Por Marcos Peckel
Durban turística ciudad en Suráfrica, uno de los puertos más importantes del continente negro, su nombre quedo inexorablemente asociado al mayor festival antisemita que se haya dado en el mundo desde que se apagaron los hornos en 1945.
Allí en Septiembre de 2001, el nuevo antisemitismo tuvo su bautismo de fuego, durante la “Conferencia de Naciones Unidas contra el racismo, La xenofobia y la Intolerancia”. Apenas comenzaba el evento cuando muchos delegados ya se olvidaban a que habían ido y concentraron su artillería en atacar de manera virulenta, con mentiras, tergiversaciones y saña a Israel, que si bien no es perfecto, tiene un record de respeto a los derechos humanos y de tolerancia muy superior a muchos de los países presentes en aquella aciaga conferencia.
Sobre racismo, xenofobia, persecución a minorías, homosexuales, mujeres y discapacitados en “dechados de libertad” como Arabia Saudita, Irán, Cuba, Sudán, China, Qatar y otros muchos no se habló.
Así mismo, la sesión paralela de ONGs se convirtió en un linchamiento a Israel y al pueblo judío, al punto que delegados de ONGs judías tuvieron que abandonar la conferencia por temor a su integridad personal.
El antisemitismo ha demostrado ser una criatura con una envidiable habilidad de mutación, de reinventarse, sin perder de vista su objetivo supremo: odio a los judíos. Desde el concilio de Nicea circa 300 DC cuando la iglesia católica comenzó su larga persecución al pueblo judío, el antisemitismo ha adoptado varias formas; persecución religiosa, étnica, económica y acusaciones de conspiración plasmadas en la “Biblia” de los antisemitas, viejos y nuevos, “Los Protocolos de los sabios de Sion”. Con el nacimiento de Israel en 1948 el antisemitismo muta a anti sionismo y anti-Israel.
El sionismo, movimiento nacional del pueblo judío, logró la creación del Estado de Israel. Más del 90% de la población judía del mundo se considera sionista. El anti-sionismo es un conveniente disfraz para aquellos antisemitas que desean ser políticamente correctos.

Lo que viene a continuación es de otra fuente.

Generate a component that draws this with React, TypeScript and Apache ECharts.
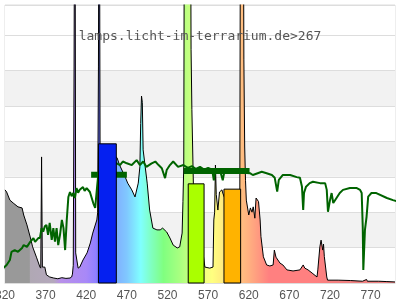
import React, { useEffect, useRef } from 'react';
import * as echarts from 'echarts';

const titleText = 'lamps.licht-im-terrarium.de>267';

// lamp spectrum (wavelength nm, relative value)
const lampNm = [
  320, 322, 326, 330, 336, 341, 343, 347, 351, 354, 359, 363, 364, 365, 366, 369, 371, 375, 380, 385,
  390, 395, 400, 402, 403, 404, 405, 406, 407, 410, 412, 416, 421, 425, 428, 433, 434, 435, 436, 437,
  440, 445, 450, 455, 458, 461, 468, 471, 476, 480, 484, 486, 487, 488, 489, 490, 495, 498, 502, 507,
  511, 514, 519, 523, 527, 532, 535, 538, 539, 540, 541, 548, 549, 550, 552, 556, 560, 564, 566, 572,
  576, 577, 578, 579, 580, 582, 584, 587, 588, 592, 598, 604, 609, 610, 613, 614, 615, 616, 617, 620,
  622, 624, 625.5, 627.5, 629, 632, 634, 635, 638, 642, 646, 650, 651.5, 653.5, 658.5, 662, 667, 674.5, 683, 687,
  689, 693, 698, 704, 705, 707.5, 709, 711, 712, 713, 716, 717, 730, 745, 760, 765, 766, 780, 790, 800,
];
const lampVal = [
  2.63, 2.57, 2.34, 2.26, 2.15, 2.12, 1.92, 1.64, 1.30, 1.02, 0.71, 0.45, 0.42, 3.56, 0.45, 0.45, 0.23, 0.17, 0.14, 0.12,
  0.15, 0.13, 0.14, 0.17, 0.25, 0.5, 6.1, 14, 0.85, 0.42, 0.45, 0.65, 0.85, 1.13, 1.41, 1.78, 1.98, 6.1, 14, 3.8,
  3.5, 3.6, 3.7, 3.6, 3.53, 3.33, 2.99, 2.82, 2.63, 2.43, 2.82, 3.28, 4.5, 5.28, 5.1, 3.76, 2.82, 2.06, 1.55, 1.50,
  1.50, 1.55, 1.44, 1.27, 1.07, 0.99, 1.02, 1.41, 2.3, 3.3, 14, 14, 6.6, 4.9, 2.6, 2.2, 1.5, 0.8, 0.45, 0.42,
  0.45, 1.78, 2.0, 3.33, 2.5, 2.06, 2.57, 2.63, 2.54, 2.3, 2.2, 2.3, 2.5, 14, 14, 6.3, 3.84, 2.9, 2.34, 1.92,
  2.12, 2.0, 2.15, 1.83, 2.4, 2.30, 1.78, 1.31, 0.74, 0.51, 0.48, 0.51, 0.93, 0.73, 0.56, 0.51, 0.37, 0.34, 0.37, 0.51,
  0.42, 0.37, 0.28, 0.17, 0.37, 1.02, 1.21, 0.93, 1.1, 0.75, 0.17, 0.08, 0.08, 0.07, 0.05, 0.1, 0.05, 0.05, 0.04, 0.03,
];

// daylight reference spectrum
const dayNm = [
  316, 318, 322, 326, 328, 332, 336, 341, 343, 347, 351, 355, 357, 361, 363, 365, 367, 369, 371, 373,
  375, 377.5, 379.5, 381.5, 383.5, 385.5, 387.7, 390, 392, 394, 396, 398, 400, 402, 404, 406, 408, 410, 412, 416,
  418, 420.5, 424.5, 428.7, 431, 433, 435, 440, 445, 450, 457.5, 461.5, 465, 470, 476, 482, 486, 490, 494, 500.5,
  505, 509, 513, 517, 519, 523, 527, 533, 539.5, 545, 550, 555, 560, 565, 570, 575, 577, 579, 584.5, 588,
  590, 600, 610, 621.5, 625, 631, 636, 642, 648.5, 652, 655, 657, 662, 671, 679, 683, 685.5, 687, 688, 690.5,
  695, 699, 707.7, 714, 716, 717.5, 720, 722, 724, 728, 732, 736, 744.5, 753, 757, 759, 760.3, 761, 763, 765,
  767, 771, 777, 790, 797.5, 804,
];
const dayVal = [
  0.23, 0.42, 0.51, 0.65, 0.88, 0.93, 0.88, 0.99, 1.07, 1.02, 1.16, 1.27, 1.16, 1.27, 1.27, 1.55, 1.45, 1.60, 1.64, 1.36,
  1.70, 1.22, 1.55, 1.17, 1.55, 1.07, 1.36, 1.78, 1.55, 0.93, 1.78, 2.43, 2.57, 2.45, 2.54, 2.4, 2.68, 2.55, 2.63, 2.71,
  2.6, 2.68, 2.57, 2.25, 2.12, 2.63, 3.11, 3.25, 3.3, 3.35, 3.38, 3.33, 3.43, 3.38, 3.33, 3.47, 3.33, 3.43, 3.28, 3.38,
  3.43, 3.33, 3.24, 2.96, 3.19, 3.33, 3.43, 3.28, 3.33, 3.25, 3.3, 3.22, 3.28, 3.2, 3.25, 3.2, 2.9, 3.2, 3.19, 2.9,
  3.15, 3.15, 3.12, 3.1, 3.05, 3.1, 3.14, 3.1, 3.05, 2.97, 2.58, 2.91, 3.05, 3.05, 2.99, 2.97, 2.72, 2.06, 2.54, 2.72,
  2.82, 2.86, 2.82, 2.82, 2.63, 2.01, 2.34, 2.54, 2.26, 2.40, 2.54, 2.63, 2.68, 2.68, 2.63, 2.54, 1.59, 0.37, 1.5, 1.87,
  2.44, 2.54, 2.54, 2.40, 2.34, 2.30,
];

// colour band bars
const bandStart = [435, 545.5, 589.5];
const bandEnd = [457, 565, 610];
const bandHeight = [3.93, 2.8, 2.65];
const bandColors = ['#0520f0', '#aaff00', '#ffb300'];

// daylight band averages (thick segments)
const avgStart = [426, 540];
const avgEnd = [470, 621];
const avgLevel = [3.06, 3.16];

// spectrum fill colours by wavelength
const gradNm = [320, 350, 351, 380, 388, 420, 432, 440, 457, 470, 487, 500, 515, 535, 548, 565, 575, 590, 610, 620, 645, 700, 740, 800];
const gradColor = [
  '#999999', '#999999', '#b0a8b4', '#b4a8bc', '#b890e8', '#a888f8', '#9080ff', '#4060ff', '#80b0ff', '#80c8ff',
  '#80ffff', '#80ffc0', '#80ff80', '#a8ff80', '#c8ff80', '#f0ff80', '#ffff80', '#ffe880', '#ffc080', '#ffb080',
  '#ff8080', '#ff8080', '#f08080', '#f08080',
];

const xMin = 320;
const xMax = 800;
const xStep = 50;
const yMax = 7.85;
const stripeColors = ['#ffffff', '#f2f2f2', '#ffffff', '#f2f2f2', '#ffffff', '#f2f2f2', '#ffffff', '#ffffff'];

export default function App() {
  const ref = useRef<HTMLDivElement>(null);
  useEffect(() => {
    if (!ref.current) return;
    const chart = echarts.init(ref.current, null, { renderer: 'svg' });
    const lampData = lampNm.map((n, i) => [n, lampVal[i]]);
    const dayData = dayNm.map((n, i) => [n, dayVal[i]]);
    const stops = gradNm.map((n, i) => ({ offset: (n - xMin) / (xMax - xMin), color: gradColor[i] }));
    const avgSeries = avgStart.map((s, i) => ({
      type: 'line',
      z: 4,
      symbol: 'none',
      silent: true,
      lineStyle: { color: '#006400', width: 6, cap: 'butt' },
      data: [[s, avgLevel[i]], [avgEnd[i], avgLevel[i]]],
    }));
    chart.setOption({
      animation: false,
      title: {
        text: titleText,
        left: 'center',
        top: 24,
        textStyle: { fontFamily: 'DejaVu Sans Mono', fontSize: 13, fontWeight: 'normal', color: '#555' },
      },
      grid: {
        left: 5, right: 5, top: 5, bottom: 17,
        containLabel: false,
        outerBoundsMode: 'none',
        show: true, borderColor: '#dddddd', borderWidth: 1, backgroundColor: 'transparent',
      },
      xAxis: {
        type: 'value',
        min: xMin,
        max: xMax,
        interval: xStep,
        axisLine: { show: true, lineStyle: { color: '#dddddd' } },
        axisTick: { show: false },
        splitLine: { show: false },
        axisLabel: { showMaxLabel: false, hideOverlap: false, margin: 6, color: '#555', fontSize: 12, fontFamily: 'Liberation Sans' },
      },
      yAxis: {
        type: 'value',
        min: 0,
        max: yMax,
        interval: 1,
        axisLine: { show: false },
        axisTick: { show: false },
        axisLabel: { show: false },
        splitLine: { show: true, lineStyle: { color: '#dddddd' } },
        splitArea: { show: true, areaStyle: { color: stripeColors } },
      },
      series: [
        {
          type: 'line',
          z: 2,
          symbol: 'none',
          silent: true,
          data: lampData,
          lineStyle: { color: '#000', width: 1 },
          areaStyle: { opacity: 1, color: new echarts.graphic.LinearGradient(0, 0, 1, 0, stops) },
        },
        {
          type: 'line',
          z: 3,
          symbol: 'none',
          silent: true,
          clip: false,
          data: dayData,
          lineStyle: { color: '#006400', width: 2 },
        },
        ...avgSeries,
        {
          type: 'custom',
          z: 5,
          silent: true,
          data: bandStart.map((s, i) => [s, bandEnd[i], bandHeight[i]]),
          encode: { x: [0, 1], y: 2 },
          renderItem: (params: any, api: any) => {
            const a = api.coord([api.value(0), 0]);
            const b = api.coord([api.value(1), api.value(2)]);
            return {
              type: 'rect',
              shape: { x: a[0], y: b[1], width: b[0] - a[0], height: a[1] - b[1] },
              style: { fill: bandColors[params.dataIndex], stroke: '#000', lineWidth: 1 },
            };
          },
        },
      ],
    } as any);
    return () => chart.dispose();
  }, []);
  return <div ref={ref} style={{ position: 'fixed', left: 0, top: 0, width: 400, height: 300 }} />;
}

Hay que hacer una clara diferenciación entre los que son críticas legítimas al Estado de Israel y a su gobierno de lo que son manifestaciones abiertamente antisemitas. A Israel se le puede criticar su política de asentamientos, los bloqueos en los territorios, el muro de separación, dificultar la vida de los palestinos, hacer en ocasiones uso desproporcionado de la fuerza, discriminación a su minoría árabe, maltrato a los emigrantes africanos, etc.
La Unión Europea en el año 2005 estableció la que se conoce como “Definición de Trabajo” del antisemitismo, la cual incluye además del tradicional odio y persecución a judíos, la negación del Holocausto, las acusaciones de “conspiraciones judías universales” o “maquinaciones del poderoso lobby judío”, acusaciones a “Los Judíos” por hechos cometidos por individuos y acusar a los judíos o al Estado de Israel de exagerar el Holocausto. También se considera antisemitismo acusar a los judíos de “doble lealtad”.
La “Definición de Trabajo” determina además como antisemitismo, negar el derecho del pueblo judío a su autodeterminación y a su Estado, acusar a Israel de prácticas iguales a las de los Nazis, acusar a los judíos de la diáspora de responsabilidad por actos cometidos por el Estado de Israel y aplicar doble moral exigiéndole a Israel un comportamiento diferente al que se le exige a otros estados democráticos.
Con el reciente conflicto entre Israel y Hamás, que ha generado innumerables ataques físicos, verbales y escritos a las comunidades judías, quedan en evidencia los vasos comunicantes entre el viejo antisemitismo y el nuevo.